§ WORK TO BE COMPLETED
Write out the opening lines of the data word for word, up to and including the line with "plt.rcParams['axes.unicode_minus'] = False", and leave every picture and every later line out.

§ DATASET SECTION
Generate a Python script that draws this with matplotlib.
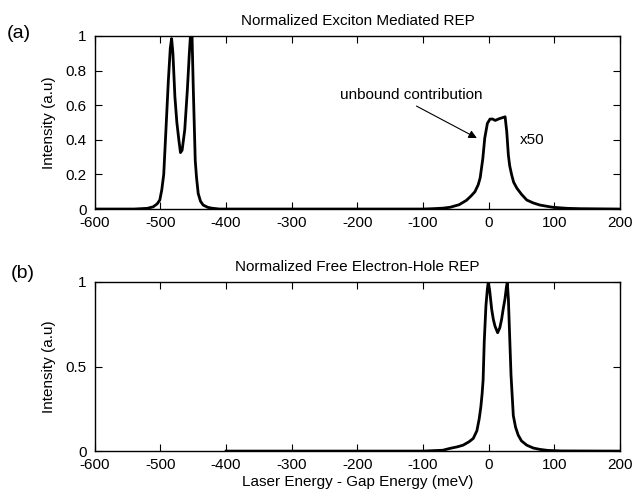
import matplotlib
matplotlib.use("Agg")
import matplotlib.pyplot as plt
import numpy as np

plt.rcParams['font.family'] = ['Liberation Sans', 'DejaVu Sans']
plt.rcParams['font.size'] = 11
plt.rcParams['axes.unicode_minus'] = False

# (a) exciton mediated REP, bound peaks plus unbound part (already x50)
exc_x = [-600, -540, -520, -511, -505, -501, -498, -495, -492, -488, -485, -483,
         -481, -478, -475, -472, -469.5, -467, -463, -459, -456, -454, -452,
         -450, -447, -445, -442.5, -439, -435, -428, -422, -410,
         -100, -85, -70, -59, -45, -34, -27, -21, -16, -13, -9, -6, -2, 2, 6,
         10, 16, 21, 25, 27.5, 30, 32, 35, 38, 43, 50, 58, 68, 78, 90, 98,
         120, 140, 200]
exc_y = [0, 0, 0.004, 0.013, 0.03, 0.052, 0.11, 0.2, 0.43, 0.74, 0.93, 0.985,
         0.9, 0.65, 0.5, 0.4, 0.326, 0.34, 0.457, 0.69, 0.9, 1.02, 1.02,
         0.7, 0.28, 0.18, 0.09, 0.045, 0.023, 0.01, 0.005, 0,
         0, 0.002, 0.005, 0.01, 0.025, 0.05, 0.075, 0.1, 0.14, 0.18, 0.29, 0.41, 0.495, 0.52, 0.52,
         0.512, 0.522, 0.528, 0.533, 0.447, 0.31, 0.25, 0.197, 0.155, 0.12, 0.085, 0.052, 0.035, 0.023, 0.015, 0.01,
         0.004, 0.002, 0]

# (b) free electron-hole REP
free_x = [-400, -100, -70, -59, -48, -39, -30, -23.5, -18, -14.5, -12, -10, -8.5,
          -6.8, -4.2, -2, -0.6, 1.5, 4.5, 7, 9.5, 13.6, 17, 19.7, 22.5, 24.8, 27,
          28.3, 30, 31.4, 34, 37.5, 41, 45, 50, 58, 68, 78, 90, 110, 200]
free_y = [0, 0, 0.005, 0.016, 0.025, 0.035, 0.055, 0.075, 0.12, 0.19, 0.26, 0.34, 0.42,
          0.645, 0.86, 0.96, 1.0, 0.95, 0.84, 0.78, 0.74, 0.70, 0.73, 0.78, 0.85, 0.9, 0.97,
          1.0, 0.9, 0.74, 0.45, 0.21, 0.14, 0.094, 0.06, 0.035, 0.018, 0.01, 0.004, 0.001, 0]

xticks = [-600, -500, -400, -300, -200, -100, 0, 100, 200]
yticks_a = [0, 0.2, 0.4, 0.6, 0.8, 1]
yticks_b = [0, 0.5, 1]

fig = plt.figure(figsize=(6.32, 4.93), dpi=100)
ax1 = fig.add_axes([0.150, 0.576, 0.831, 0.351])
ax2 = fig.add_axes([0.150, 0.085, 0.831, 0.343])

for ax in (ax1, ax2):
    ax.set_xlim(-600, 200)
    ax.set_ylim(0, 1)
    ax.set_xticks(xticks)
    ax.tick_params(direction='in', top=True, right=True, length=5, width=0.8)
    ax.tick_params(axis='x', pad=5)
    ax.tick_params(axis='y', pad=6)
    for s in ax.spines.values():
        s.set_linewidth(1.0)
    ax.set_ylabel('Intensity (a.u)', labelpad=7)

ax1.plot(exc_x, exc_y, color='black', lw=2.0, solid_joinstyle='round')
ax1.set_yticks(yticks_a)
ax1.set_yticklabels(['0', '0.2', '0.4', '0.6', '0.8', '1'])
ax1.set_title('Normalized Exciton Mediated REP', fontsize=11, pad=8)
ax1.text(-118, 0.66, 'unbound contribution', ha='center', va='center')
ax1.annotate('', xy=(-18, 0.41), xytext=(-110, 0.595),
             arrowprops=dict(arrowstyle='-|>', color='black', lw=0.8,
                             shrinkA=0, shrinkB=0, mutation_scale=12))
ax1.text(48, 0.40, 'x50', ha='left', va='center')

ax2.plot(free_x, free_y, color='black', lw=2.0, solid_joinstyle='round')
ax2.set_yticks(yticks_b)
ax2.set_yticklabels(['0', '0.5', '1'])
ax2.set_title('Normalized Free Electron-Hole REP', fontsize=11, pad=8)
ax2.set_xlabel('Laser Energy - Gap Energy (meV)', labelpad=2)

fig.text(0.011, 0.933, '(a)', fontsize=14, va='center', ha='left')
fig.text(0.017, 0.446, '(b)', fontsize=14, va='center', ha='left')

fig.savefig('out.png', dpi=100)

§ TASK ANSWER
Generate a Python script that draws this with matplotlib.
import matplotlib
matplotlib.use("Agg")
import matplotlib.pyplot as plt
import numpy as np

plt.rcParams['font.family'] = ['Liberation Sans', 'DejaVu Sans']
plt.rcParams['font.size'] = 11
plt.rcParams['axes.unicode_minus'] = False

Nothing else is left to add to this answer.